Hey amigo.............said what I said as a general reply. OK, I see now that it tailed under previous posts. Not a personal diatribe. It seems that we are a might touchy about "condemning someone etc etc". As I said, no offense meant and if you can find it in your heart, please forgive me.
Not having any first hand knowledge of your wares am in no way stating their worth or lack thereof or maligning their ability to align............in a vertical plane.
What I did mention was that the Burris Sigs allow for windage as well as vertical. The Hawkes being one piece would indeed keep the rings on the same plane - vertically and that's a good thing. Still a potentially partial fix should there be a windage "situation" that needs more correction than the user would want to crank into his scope - with the idea of centering up the erector tube within the outer tube, i.e. windage.
Yes "ve haf vays" of correcting windage, starting with the ring, depending on type by shimming one side or the other. I'd probably set it up in the mill, indicate true in relation to the base, mount the rings, indicate to same surface on front and back (the inner surface as the outer is immaterial and everything has a mfrg tolerance). A lot of fun for those who have access to the equipment and very time consuming.
Was mounting a Bushie 4200 last w/e and did NOT have my fav rings. Had some Redfields iirc that had a screw on both sides so the chance for error was great in windage misalignment. I bottomed ea screw on one side and backed off exactly two turns - the threads being a fine enought pitch that it should bring me within a couple of thou of being equal. Shot my Izzy 46M for groups/pellet likes. Trust me, I didn't crank the tube tight in the rings even though I felt reasonably secure with my methodology. Being an SSP, my concerns were minimal re recoil and scope movement.
Some BR folks like to lap their rings, and shoot for 70+% contact. To each his own. However, paying $35-45 for a set of rings with inserts, does away with shimming. Now, shimming. How many have shim stock at the ready? You know, .001, .002, .005 etc etc? I can make bolts all day but it sure is cheaper to go to the hardware store and buy'em by the sack. Same with diddling around with pop cans, tape that compresses, plastic or stainless shim stock and then only knowing if things are truly aligned by using an indicator either before to know how much shim stock is required or afterward hoping that what is put in is enough.

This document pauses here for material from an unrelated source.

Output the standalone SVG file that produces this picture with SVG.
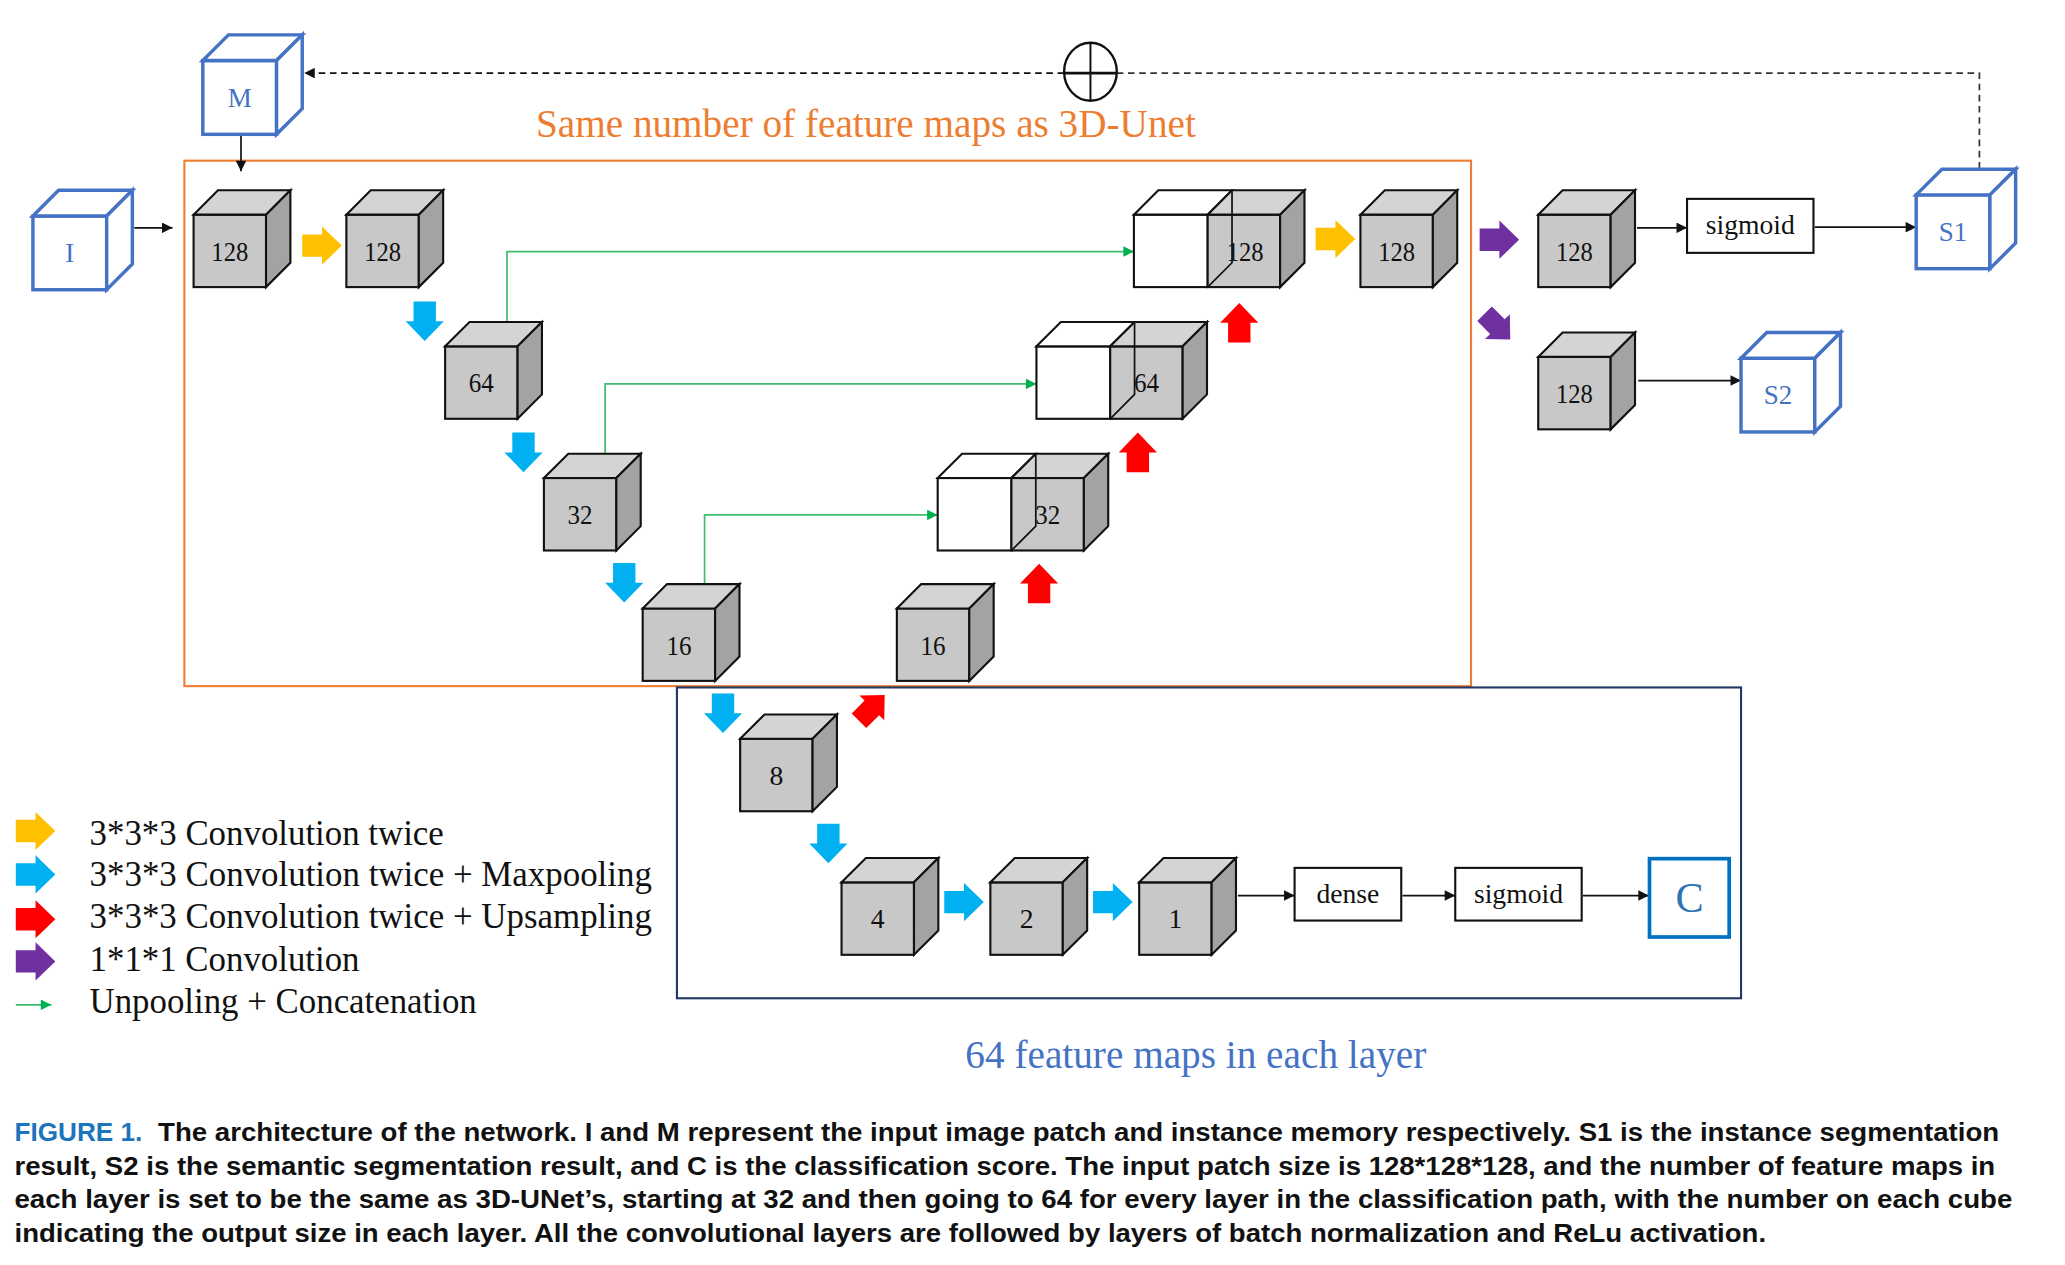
<svg xmlns="http://www.w3.org/2000/svg" xmlns:xlink="http://www.w3.org/1999/xlink" width="2065" height="1265" viewBox="0 0 2065 1265">
<style>
.ser{font-family:"Liberation Serif","Times New Roman",serif}
.lbl{font-family:"Liberation Serif","Times New Roman",serif;font-size:21px;text-anchor:middle;fill:#111}
.blbl{font-family:"Liberation Serif","Times New Roman",serif;font-size:20.5px;text-anchor:middle;fill:#4472C4}
.cs{stroke:#111;stroke-width:1.6;stroke-linejoin:miter}
.bs{stroke:#4472C4;stroke-width:2.6;fill:#fff}
.fr{fill:#C8C8C8}.tp{fill:#D4D4D4}.sd{fill:#A3A3A3}.wh{fill:#fff}
.ln{fill:none;stroke:#111;stroke-width:1.3}
.gl{fill:none;stroke:#3DBE6C;stroke-width:1.3}
.box{fill:#fff;stroke:#111;stroke-width:1.6}
.cap{font-family:"Liberation Sans","Arial",sans-serif;font-weight:bold;font-size:20px;fill:#111}
.leg{font-family:"Liberation Serif","Times New Roman",serif;font-size:27px;fill:#111}
.y{fill:#FFC000}.b{fill:#00B0F0}.r{fill:#FF0000}.p{fill:#7030A0}
</style>
<defs>
<path id="fat" d="M-15,-8.5 H0 V-14.5 L15,0 L0,14.5 V8.5 H-15 Z"/>
<g id="gc" class="cs">
<rect class="fr" x="0" y="0" width="55" height="55"/>
<path class="tp" d="M0,0 L18.5,-18.5 H73.5 L55,0 Z"/>
<path class="sd" d="M55,0 L73.5,-18.5 V36.5 L55,55 Z"/>
</g>
<g id="wc" class="cs">
<rect class="wh" x="0" y="0" width="56" height="55"/>
<path class="wh" d="M0,0 L18.5,-18.5 H74.5 L56,0 Z"/>
</g>
<g id="bc" class="bs">
<rect x="0" y="0" width="56" height="56"/>
<path d="M0,0 L19.5,-19.5 H75.5 L56,0 Z"/>
<path d="M56,0 L75.5,-19.5 V36.5 L56,56 Z"/>
</g>
<marker id="ah" viewBox="0 0 10 10" refX="10" refY="5" markerWidth="9" markerHeight="8" markerUnits="userSpaceOnUse" orient="auto"><path d="M0,0 L10,5 L0,10 Z" fill="#111"/></marker>
<marker id="gh" viewBox="0 0 10 10" refX="10" refY="5" markerWidth="9" markerHeight="8" markerUnits="userSpaceOnUse" orient="auto"><path d="M0,0 L10,5 L0,10 Z" fill="#00B050"/></marker>
</defs>
<rect width="2065" height="1265" fill="#fff"/>
<g transform="scale(1.31697)">

<g id="frames">
<rect x="140" y="122" width="977" height="399" fill="none" stroke="#ED7D31" stroke-width="1.6"/>
<rect x="514" y="522" width="808" height="236" fill="none" stroke="#1F3864" stroke-width="1.6"/>
<text class="ser" x="407" y="104" font-size="30" fill="#ED7D31" textLength="501" lengthAdjust="spacingAndGlyphs">Same number of feature maps as 3D-Unet</text>
<text class="ser" x="733" y="811" font-size="30" fill="#4472C4" textLength="350" lengthAdjust="spacingAndGlyphs">64 feature maps in each layer</text>
</g>

<g id="connectors">
<path class="ln" d="M102,173 H131" marker-end="url(#ah)"/>
<path class="ln" d="M183,103 V130" marker-end="url(#ah)"/>
<path class="ln" d="M1243,173 H1281" marker-end="url(#ah)"/>
<path class="ln" d="M1378,172.5 H1455" marker-end="url(#ah)"/>
<path class="ln" d="M1244,289 H1322" marker-end="url(#ah)"/>
<path class="ln" d="M940,680 H983" marker-end="url(#ah)"/>
<path class="ln" d="M1065,680 H1105" marker-end="url(#ah)"/>
<path class="ln" d="M1202,680 H1252" marker-end="url(#ah)"/>
<path fill="none" stroke="#333" stroke-width="1.3" stroke-dasharray="5,3.5" d="M1503,128 V55.5 H848"/>
<path fill="none" stroke="#111" stroke-width="1.3" stroke-dasharray="5,3.5" d="M808,55.5 H231" marker-end="url(#ah)"/>
<g id="oplus" fill="none" stroke="#111">
<ellipse cx="828" cy="54.5" rx="20" ry="22" stroke-width="1.8" fill="#fff"/>
<path d="M828,32.5 V76.5" stroke-width="1.5"/>
<path d="M808,55.5 H848" stroke-width="2.2"/>
</g>
<path class="gl" d="M385,244.5 V191 H861" marker-end="url(#gh)"/>
<path class="gl" d="M459.5,344.5 V291.5 H787" marker-end="url(#gh)"/>
<path class="gl" d="M535,443.5 V391 H712" marker-end="url(#gh)"/>
<g id="block-arrows">
<use xlink:href="#fat" class="y" transform="translate(244.5,186.5)"/>
<use xlink:href="#fat" class="y" transform="translate(1014,181.5)"/>
<use xlink:href="#fat" class="p" transform="translate(1138.5,182)"/>
<use xlink:href="#fat" class="p" transform="translate(1137,248) rotate(45) scale(0.92)"/>
<use xlink:href="#fat" class="b" transform="translate(322.5,244) rotate(90)"/>
<use xlink:href="#fat" class="b" transform="translate(397.5,343.5) rotate(90)"/>
<use xlink:href="#fat" class="b" transform="translate(474,442.5) rotate(90)"/>
<use xlink:href="#fat" class="b" transform="translate(549,541.5) rotate(90)"/>
<use xlink:href="#fat" class="b" transform="translate(629,640.5) rotate(90)"/>
<use xlink:href="#fat" class="b" transform="translate(732,685)"/>
<use xlink:href="#fat" class="b" transform="translate(845,685)"/>
<use xlink:href="#fat" class="r" transform="translate(789,443) rotate(-90)"/>
<use xlink:href="#fat" class="r" transform="translate(864,343.5) rotate(-90)"/>
<use xlink:href="#fat" class="r" transform="translate(941,245) rotate(-90)"/>
<use xlink:href="#fat" class="r" transform="translate(662,537.5) rotate(-45) scale(0.92)"/>
</g>
</g>

<g id="n-I"><use xlink:href="#bc" x="25" y="164"/><text class="blbl" x="53" y="199">I</text></g>
<g id="n-M"><use xlink:href="#bc" x="154" y="46"/><text class="blbl" x="182" y="81">M</text></g>
<g id="n-S1"><use xlink:href="#bc" x="1455" y="148"/><text class="blbl" x="1483" y="183">S1</text></g>
<g id="n-S2"><use xlink:href="#bc" x="1322" y="272"/><text class="blbl" x="1350" y="307">S2</text></g>

<g id="n-enc128a"><use xlink:href="#gc" x="147" y="163"/><text class="lbl" x="174.5" y="198" textLength="28" lengthAdjust="spacingAndGlyphs">128</text></g>
<g id="n-enc128b"><use xlink:href="#gc" x="263" y="163"/><text class="lbl" x="290.5" y="198" textLength="28" lengthAdjust="spacingAndGlyphs">128</text></g>
<g id="n-enc64"><use xlink:href="#gc" x="338" y="263"/><text class="lbl" x="365.5" y="298" textLength="19" lengthAdjust="spacingAndGlyphs">64</text></g>
<g id="n-enc32"><use xlink:href="#gc" x="413" y="363"/><text class="lbl" x="440.5" y="398" textLength="19" lengthAdjust="spacingAndGlyphs">32</text></g>
<g id="n-enc16"><use xlink:href="#gc" x="488" y="462"/><text class="lbl" x="515.5" y="497" textLength="19" lengthAdjust="spacingAndGlyphs">16</text></g>
<g id="n-dec16"><use xlink:href="#gc" x="681" y="462"/><text class="lbl" x="708.5" y="497" textLength="19" lengthAdjust="spacingAndGlyphs">16</text></g>
<g id="n-c8"><use xlink:href="#gc" x="562" y="561"/><text class="lbl" x="589.5" y="596">8</text></g>
<g id="n-c4"><use xlink:href="#gc" x="639" y="670"/><text class="lbl" x="666.5" y="705">4</text></g>
<g id="n-c2"><use xlink:href="#gc" x="752" y="670"/><text class="lbl" x="779.5" y="705">2</text></g>
<g id="n-c1"><use xlink:href="#gc" x="865" y="670"/><text class="lbl" x="892.5" y="705">1</text></g>

<g id="n-dec32">
<use xlink:href="#wc" x="712" y="363"/><use xlink:href="#gc" x="768" y="363"/>
<path class="ln" stroke-width="1.6" d="M786.5,344.5 V399.5 L768,418"/>
<text class="lbl" x="795.5" y="398" textLength="19" lengthAdjust="spacingAndGlyphs">32</text></g>
<g id="n-dec64">
<use xlink:href="#wc" x="787" y="263"/><use xlink:href="#gc" x="843" y="263"/>
<path class="ln" stroke-width="1.6" d="M861.5,244.5 V299.5 L843,318"/>
<text class="lbl" x="870.5" y="298" textLength="19" lengthAdjust="spacingAndGlyphs">64</text></g>
<g id="n-dec128">
<use xlink:href="#wc" x="861" y="163"/><use xlink:href="#gc" x="917" y="163"/>
<path class="ln" stroke-width="1.6" d="M935.5,144.5 V199.5 L917,218"/>
<text class="lbl" x="945.5" y="198" textLength="28" lengthAdjust="spacingAndGlyphs">128</text></g>
<g id="n-out128"><use xlink:href="#gc" x="1033" y="163"/><text class="lbl" x="1060.5" y="198" textLength="28" lengthAdjust="spacingAndGlyphs">128</text></g>
<g id="n-s1conv"><use xlink:href="#gc" x="1168" y="163"/><text class="lbl" x="1195.5" y="198" textLength="28" lengthAdjust="spacingAndGlyphs">128</text></g>
<g id="n-s2conv"><use xlink:href="#gc" x="1168" y="271"/><text class="lbl" x="1195.5" y="306" textLength="28" lengthAdjust="spacingAndGlyphs">128</text></g>

<g id="n-sigmoid1"><rect class="box" x="1281" y="151" width="96" height="41"/><text class="lbl" x="1329" y="178">sigmoid</text></g>
<g id="n-dense"><rect class="box" x="983" y="659" width="81" height="40"/><text class="lbl" x="1023.5" y="685.5">dense</text></g>
<g id="n-sigmoid2"><rect class="box" x="1105" y="659" width="96" height="40"/><text class="lbl" x="1153" y="685.5">sigmoid</text></g>
<g id="n-C"><rect x="1252.5" y="652" width="60.5" height="59.5" fill="#fff" stroke="#0070C0" stroke-width="2.8"/><text class="ser" x="1283" y="692.5" font-size="32" text-anchor="middle" fill="#2E75B6">C</text></g>

<g id="legend">
<use xlink:href="#fat" class="y" transform="translate(27,631)"/>
<use xlink:href="#fat" class="b" transform="translate(27,664)"/>
<use xlink:href="#fat" class="r" transform="translate(27,698)"/>
<use xlink:href="#fat" class="p" transform="translate(27,730)"/>
<path class="gl" d="M12,763 H39" marker-end="url(#gh)"/>
<text class="leg" x="68" y="641.5" textLength="269" lengthAdjust="spacingAndGlyphs">3*3*3 Convolution twice</text>
<text class="leg" x="68" y="673" textLength="427" lengthAdjust="spacingAndGlyphs">3*3*3 Convolution twice + Maxpooling</text>
<text class="leg" x="68" y="705" textLength="427" lengthAdjust="spacingAndGlyphs">3*3*3 Convolution twice + Upsampling</text>
<text class="leg" x="68" y="737" textLength="205" lengthAdjust="spacingAndGlyphs">1*1*1 Convolution</text>
<text class="leg" x="68" y="769" textLength="294" lengthAdjust="spacingAndGlyphs">Unpooling + Concatenation</text>
</g>

<g id="caption">
<text class="cap" x="11" y="866.5" style="fill:#1C75BC" textLength="97" lengthAdjust="spacingAndGlyphs">FIGURE 1.</text>
<text class="cap" x="120" y="866.5" textLength="1398" lengthAdjust="spacingAndGlyphs">The architecture of the network. I and M represent the input image patch and instance memory respectively. S1 is the instance segmentation</text>
<text class="cap" x="11" y="892" textLength="1504" lengthAdjust="spacingAndGlyphs">result, S2 is the semantic segmentation result, and C is the classification score. The input patch size is 128*128*128, and the number of feature maps in</text>
<text class="cap" x="11" y="917.5" textLength="1517" lengthAdjust="spacingAndGlyphs">each layer is set to be the same as 3D-UNet’s, starting at 32 and then going to 64 for every layer in the classification path, with the number on each cube</text>
<text class="cap" x="11" y="943" textLength="1330" lengthAdjust="spacingAndGlyphs">indicating the output size in each layer. All the convolutional layers are followed by layers of batch normalization and ReLu activation.</text>
</g>
</g>
</svg>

As I said, the inserts, a gimbal mount principle just don't care about no steenking .015"..............the tube is securely, and lovingly embraced, never to be marred even when my calcs may have been off .010 or more for the remedy. I've never marred a scope yet and hope I don't thru mental error..........cause that's what it will be, not the rings I use.
Now for a freebie for those who don't know this l'il trick. To help prevent the scope from moving under recoil with regular rings, take ye olde Scotch type clear tape and line the rings and razor off the excess. Just something an old BR shooter passed on.